SUKABUMIUPDATE.com - Di era digital yang tengah berkembang pesat, tidak menutup kemungkinan telah memainkan peran utama dalam banyak aspek kehidupan sehari-hari sebagian dari kita, tidak terkecuali dengan cara kita memperoleh pengetahuan.
Memang benar akan ada banyak pengetahuan yang kita dapatkan melalui pergeseran
besar dalam cara kita memperoleh informasi. Hal ini disebabkan oleh akses yang lebih cepat dan luas serta memberikan fleksibilitas bagi kita untuk belajar, berbagi, dan terhubung dengan dunia luar tanpa mengenal batasan ruang atau pun waktu.
Namun, perlu kita sadari juga bahwa informasi yang beredar tidak semuanya berpeluang menjadi sebuah pengetahuan. Sebab, kehadirannya tidak menjamin informasi tersebut berupa sebuah kebenaran.
Baca Juga: 12 Ciri Anak Stres Akibat Psikologis Bermasalah, Bunda Perhatikan Sikapnya!
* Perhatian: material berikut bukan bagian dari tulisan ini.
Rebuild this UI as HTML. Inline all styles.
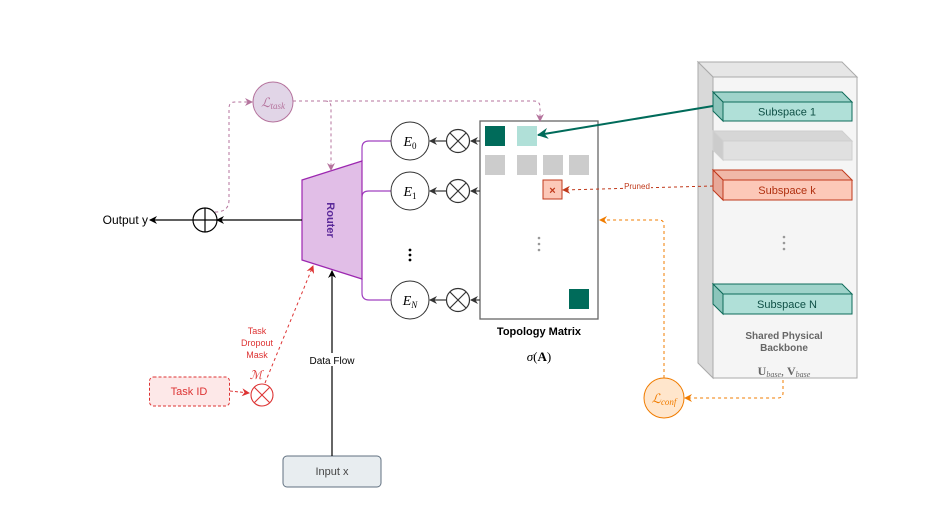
<!DOCTYPE html>
<html><head><meta charset="utf-8"><style>
html,body{margin:0;padding:0;background:#fff;}
svg{display:block;font-family:"Liberation Sans",sans-serif;}
.m{font-family:"Liberation Serif",serif;font-style:italic;}
</style></head><body>
<svg width="947" height="526" viewBox="0 0 947 526" xmlns="http://www.w3.org/2000/svg">
<defs>
<marker id="ak" markerWidth="8" markerHeight="8" refX="7" refY="4" orient="auto" markerUnits="userSpaceOnUse"><path d="M0,0 L8,4 L0,8 L2.5,4z" fill="#000"/></marker>
<marker id="ag" markerWidth="8" markerHeight="8" refX="7" refY="4" orient="auto" markerUnits="userSpaceOnUse"><path d="M0,0 L8,4 L0,8 L2.5,4z" fill="#333"/></marker>
<marker id="ap" markerWidth="8" markerHeight="8" refX="7" refY="4" orient="auto" markerUnits="userSpaceOnUse"><path d="M0,0 L8,4 L0,8 L2.5,4z" fill="#b5739d"/></marker>
<marker id="at" markerWidth="11" markerHeight="11" refX="10" refY="5.5" orient="auto" markerUnits="userSpaceOnUse"><path d="M0,0 L11,5.5 L0,11 L3.5,5.5z" fill="#006b5a"/></marker>
<marker id="ar" markerWidth="8" markerHeight="8" refX="7" refY="4" orient="auto" markerUnits="userSpaceOnUse"><path d="M0,0 L8,4 L0,8 L2.5,4z" fill="#c0391b"/></marker>
<marker id="ar2" markerWidth="8" markerHeight="8" refX="7" refY="4" orient="auto" markerUnits="userSpaceOnUse"><path d="M0,0 L8,4 L0,8 L2.5,4z" fill="#d33"/></marker>
<marker id="ao" markerWidth="8" markerHeight="8" refX="7" refY="4" orient="auto" markerUnits="userSpaceOnUse"><path d="M0,0 L8,4 L0,8 L2.5,4z" fill="#f07c00"/></marker>
</defs>

<!-- Backbone -->
<polygon points="698,62 842,62 857,77 713,77" fill="#e6e6e6" stroke="#aaa"/>
<polygon points="698,62 713,77 713,378 698,363" fill="#d9d9d9" stroke="#aaa"/>
<rect x="713" y="77" width="144" height="301" fill="#f5f5f5" stroke="#aaa"/>
<!-- subspaces -->
<g stroke="#0e6b5a">
<polygon points="713,92 842,92 852,102 723,102" fill="#9fd3ca"/>
<polygon points="713,92 723,102 723,121 713,111" fill="#8cc5bb"/>
<rect x="723" y="102" width="129" height="19" fill="#b0e0d8"/>
</g>
<text x="787" y="115.5" font-size="11" text-anchor="middle" fill="#0e4f45">Subspace 1</text>
<g stroke="#cfcfcf">
<polygon points="713,131 842,131 852,141 723,141" fill="#d6d6d6"/>
<polygon points="713,131 723,141 723,160 713,150" fill="#cccccc"/>
<rect x="723" y="141" width="129" height="19" fill="#e0e0e0"/>
</g>
<g stroke="#c0391b">
<polygon points="713,170 842,170 852,180 723,180" fill="#f0b8a8"/>
<polygon points="713,170 723,180 723,200 713,190" fill="#e8a898"/>
<rect x="723" y="180" width="129" height="20" fill="#fcc8b8"/>
</g>
<text x="787" y="194" font-size="11" text-anchor="middle" fill="#b03010">Subspace k</text>
<g fill="#999"><circle cx="784" cy="237" r="1.3"/><circle cx="784" cy="243" r="1.3"/><circle cx="784" cy="249" r="1.3"/></g>
<g stroke="#0e6b5a">
<polygon points="713,284 842,284 852,294 723,294" fill="#9fd3ca"/>
<polygon points="713,284 723,294 723,314 713,304" fill="#8cc5bb"/>
<rect x="723" y="294" width="129" height="20" fill="#b0e0d8"/>
</g>
<text x="787" y="308" font-size="11" text-anchor="middle" fill="#0e4f45">Subspace N</text>
<text x="784" y="339" font-size="10" font-weight="bold" text-anchor="middle" fill="#666">Shared Physical</text>
<text x="784" y="351" font-size="10" font-weight="bold" text-anchor="middle" fill="#666">Backbone</text>
<text x="784" y="375" font-size="12" text-anchor="middle" fill="#666" font-family="Liberation Serif,serif"><tspan font-weight="bold">U</tspan><tspan class="m" font-size="8" dy="2">base</tspan><tspan dy="-2">, </tspan><tspan font-weight="bold">V</tspan><tspan class="m" font-size="8" dy="2">base</tspan></text>

<!-- Topology matrix -->
<rect x="480" y="121" width="118" height="198" fill="#fff" stroke="#666" stroke-width="1.3"/>
<rect x="485" y="126" width="20" height="20" fill="#006b5a"/>
<rect x="517" y="126" width="20" height="20" fill="#b0e0d8"/>
<g fill="#cccccc">
<rect x="485" y="155" width="20" height="20"/><rect x="517" y="155" width="20" height="20"/>
<rect x="543" y="155" width="20" height="20"/><rect x="569" y="155" width="20" height="20"/></g>
<rect x="543" y="180" width="19" height="19" fill="#fcc8b8" stroke="#c0391b"/>
<text x="552.5" y="194" font-size="11" font-weight="bold" text-anchor="middle" fill="#c0391b">×</text>
<g fill="#999"><circle cx="539" cy="238" r="1.3"/><circle cx="539" cy="244" r="1.3"/><circle cx="539" cy="250" r="1.3"/></g>
<rect x="569" y="289" width="20" height="20" fill="#006b5a"/>
<text x="539" y="335" font-size="11" font-weight="bold" text-anchor="middle">Topology Matrix</text>
<text x="539" y="361" font-size="13" text-anchor="middle" font-family="Liberation Serif,serif"><tspan font-style="italic">σ</tspan>(<tspan font-weight="bold">A</tspan>)</text>

<!-- teal arrow -->
<line x1="713" y1="106" x2="538" y2="135" stroke="#006b5a" stroke-width="2" marker-end="url(#at)"/>
<!-- pruned -->
<line x1="713" y1="186" x2="563" y2="190" stroke="#c0391b" stroke-dasharray="3,3" marker-end="url(#ar)"/>
<rect x="623" y="181" width="28" height="9" fill="#fff"/>
<text x="637" y="189" font-size="8" text-anchor="middle" fill="#c0391b">Pruned</text>

<!-- Lconf -->
<path d="M664,378 V225 Q664,220 659,220 H600" fill="none" stroke="#f07c00" stroke-dasharray="3,3" marker-end="url(#ao)"/>
<path d="M783,380 V393 Q783,398 778,398 H685" fill="none" stroke="#f07c00" stroke-dasharray="3,3" marker-end="url(#ao)"/>
<circle cx="664" cy="398" r="20" fill="#ffe6cc" stroke="#f07c00"/>
<text x="664" y="403" font-size="13" text-anchor="middle" fill="#f07c00" class="m">ℒ<tspan font-size="9" dy="2">conf</tspan></text>

<!-- Experts -->
<g fill="none" stroke="#a040c0" stroke-width="1.2">
<path d="M362,161 V148 Q362,141 369,141 H391"/>
<path d="M362,197 Q362,191 369,191 H391"/>
<path d="M362,279 V293 Q362,300 369,300 H391"/>
</g>
<g fill="#fff" stroke="#333">
<circle cx="410" cy="141" r="19"/><circle cx="410" cy="191" r="19"/><circle cx="410" cy="300" r="19"/>
</g>
<text x="410" y="146" font-size="14" text-anchor="middle" class="m">E<tspan font-size="9" dy="3" font-style="normal">0</tspan></text>
<text x="410" y="196" font-size="14" text-anchor="middle" class="m">E<tspan font-size="9" dy="3" font-style="normal">1</tspan></text>
<text x="410" y="305" font-size="14" text-anchor="middle" class="m">E<tspan font-size="9" dy="3">N</tspan></text>
<g fill="#000"><circle cx="410" cy="250" r="1.4"/><circle cx="410" cy="255" r="1.4"/><circle cx="410" cy="260" r="1.4"/></g>
<g stroke="#333" stroke-width="1.2" fill="#fff">
<g><circle cx="458" cy="141" r="11.5"/><path d="M450,133 L466,149 M466,133 L450,149"/></g>
<g><circle cx="458" cy="191" r="11.5"/><path d="M450,183 L466,199 M466,183 L450,199"/></g>
<g><circle cx="458" cy="300" r="11.5"/><path d="M450,292 L466,308 M466,292 L450,308"/></g>
</g>
<g stroke="#333" stroke-width="1.2">
<line x1="480" y1="141" x2="471" y2="141" marker-end="url(#ag)"/>
<line x1="480" y1="191" x2="471" y2="191" marker-end="url(#ag)"/>
<line x1="480" y1="300" x2="471" y2="300" marker-end="url(#ag)"/>
<line x1="446" y1="141" x2="430" y2="141" marker-end="url(#ag)"/>
<line x1="446" y1="191" x2="430" y2="191" marker-end="url(#ag)"/>
<line x1="446" y1="300" x2="430" y2="300" marker-end="url(#ag)"/>
</g>

<!-- Router -->
<polygon points="302,180 362,161 362,279 302,260" fill="#e1bee7" stroke="#9c27b0" stroke-width="1.2"/>
<text x="0" y="0" font-size="11" font-weight="bold" fill="#5b2a9a" text-anchor="middle" transform="translate(327,220) rotate(90)">Router</text>

<!-- Ltask -->
<circle cx="273" cy="102" r="20" fill="#e1d5e7" stroke="#b5739d"/>
<text x="273" y="107" font-size="13" text-anchor="middle" fill="#b5739d" class="m">ℒ<tspan font-size="9" dy="2">task</tspan></text>
<g fill="none" stroke="#b5739d" stroke-dasharray="3,3">
<path d="M215,212 Q229,212 229,200 V108 Q229,102 235,102 H252" marker-end="url(#ap)"/>
<path d="M293,101 H534 Q540,101 540,107 V121" marker-end="url(#ap)"/>
<path d="M325,101 Q331,101 331,107 V170" marker-end="url(#ap)"/>
</g>

<!-- Output -->
<line x1="302" y1="220" x2="217" y2="220" stroke="#000" stroke-width="1.2" marker-end="url(#ak)"/>
<circle cx="205" cy="220" r="12" fill="#fff" stroke="#000" stroke-width="1.2"/>
<path d="M193,220 H217 M205,208 V232" stroke="#000" stroke-width="1.2"/>
<line x1="193" y1="220" x2="150" y2="220" stroke="#000" stroke-width="1.2" marker-end="url(#ak)"/>
<text x="148" y="224" font-size="12" text-anchor="end">Output y</text>

<!-- Input -->
<rect x="283" y="456" width="98" height="31" rx="4" fill="#e8edf0" stroke="#607080"/>
<text x="332" y="475" font-size="11" text-anchor="middle" fill="#444">Input x</text>
<line x1="332" y1="456" x2="332" y2="271" stroke="#000" stroke-width="1.2" marker-end="url(#ak)"/>
<rect x="305" y="353" width="54" height="13" fill="#fff"/>
<text x="332" y="364" font-size="10" text-anchor="middle">Data Flow</text>

<!-- Task ID -->
<rect x="149.5" y="377" width="80" height="29" rx="4" fill="#fde8e8" stroke="#d33" stroke-dasharray="3,2"/>
<text x="189" y="395" font-size="11" text-anchor="middle" fill="#d33">Task ID</text>
<line x1="230" y1="391" x2="249" y2="393" stroke="#d33" stroke-dasharray="3,2" marker-end="url(#ar2)"/>
<g stroke="#d33" stroke-width="1.1" fill="#fff"><circle cx="262" cy="395" r="11"/><path d="M254.5,387.5 L269.5,402.5 M269.5,387.5 L254.5,402.5" fill="none"/></g>
<text x="256" y="379" font-size="12" text-anchor="middle" fill="#d33" class="m">ℳ</text>
<line x1="265" y1="383" x2="313" y2="266" stroke="#d33" stroke-dasharray="3,3" marker-end="url(#ar2)"/>
<text x="257" y="334" font-size="9" text-anchor="middle" fill="#d33">Task</text>
<text x="257" y="346" font-size="9" text-anchor="middle" fill="#d33">Dropout</text>
<text x="257" y="358" font-size="9" text-anchor="middle" fill="#d33">Mask</text>
</svg>
</body></html>
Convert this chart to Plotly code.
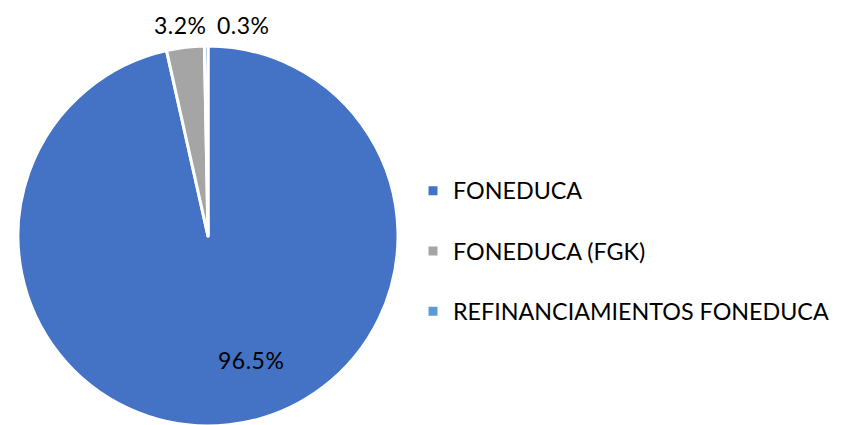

Terkadang informasi yang beredar bersifat menyesatkan. Misalnya bisa saja orang yang dengan sengaja menyajikan informasi hanya untuk memenuhi kepentingannya atau juga suatu bentuk doktrinisasi yang dilakukan pihak tidak bertanggung jawab dengan tujuan membuat kegaduhan publik.
Kemudian juga merancang atau mengarahkan keyakinan tertentu sehingga mereka dapat mengontrol opini publik, memengaruhi pilihan politik sehingga mengancam persatuan dan kesatuan. Oleh karenanya, penting untuk kita menjadi seseorang yang lebih cerdas dan menjadi teliti serta berhati-hati dalam mengolah suatu informasi yang didapat sehingga menjadi sebuah pengetahuan.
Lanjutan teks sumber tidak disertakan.